Can immigration help ease the coming crunch as the baby boomers start to retire? A new report suggests that if the influx of immigrants legal and illegal alike continues at its current rate of roughly 1.25 million per year, it won't significantly change the nation's age.
The report, by the Center for Immigration Studies which supports reduced levels of immigration, found that raising the retirement age would have a much bigger impact on the declining working age population than adding more immigrants.
"There is a big impact on overall size," said Steven A. Camarota, the report's author.
Camarota said that if immigration continues at its current level, immigrants and their descendants will account for 63 percent of the nation's 167 million new residents by 2060.
However, that would make for 61 percent of the population of working age, compared to 60 percent if net immigration were reduced to 300,000 a year, the study says.
"The immigrant that arrives today will eventually be tomorrow's retiree," he said. "Increasing the number of workers is just going to increase the number of retirees."
The report contradicts research that has shown immigrant labor could lessen the burden on working-age Americans as birthrates have declined and the population ages.
The number of senior citizens per 1,000 working-age Americans is expected to climb to 318 in 2020, and 432 in 2040, according to recent testimony to the House Committee on the Judiciary by Dowell Myers, director of the Population Dynamics Research Group at the University of Southern California.
In her testimony, Myers said current immigration levels would reduce that rate of increase by more than a one-fourth, while reducing immigration to 751,000 per year would still reduce it by about one-fifth.

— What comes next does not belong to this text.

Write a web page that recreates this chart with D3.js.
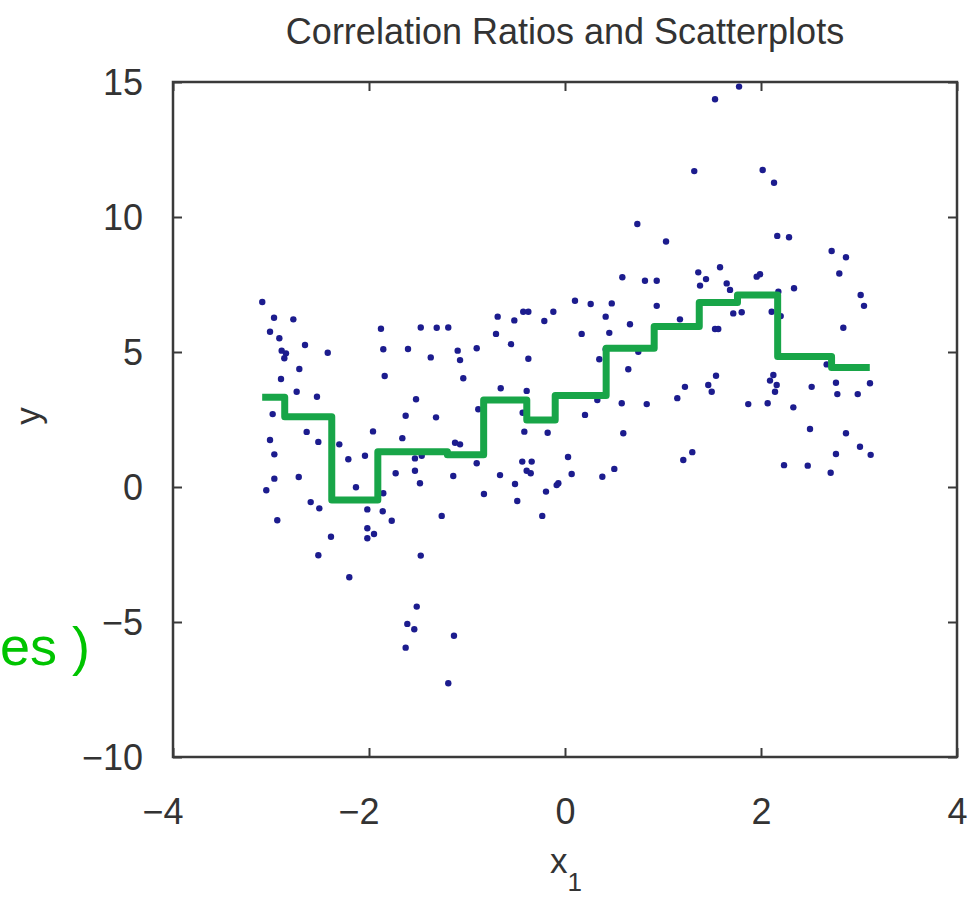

Meanwhile, the Bureau of Labor Statistics projects growth in the 16- to 24-year-old age group will be flat through 2014, and that age group accounts for about half of the nation's restaurant employees, says John Gay, spokesman for the National Restaurant Association.
"It defies logic to think it wouldn't help our industry if there were more younger people," Gay said. "We have to have reasonable immigration policy in the United States."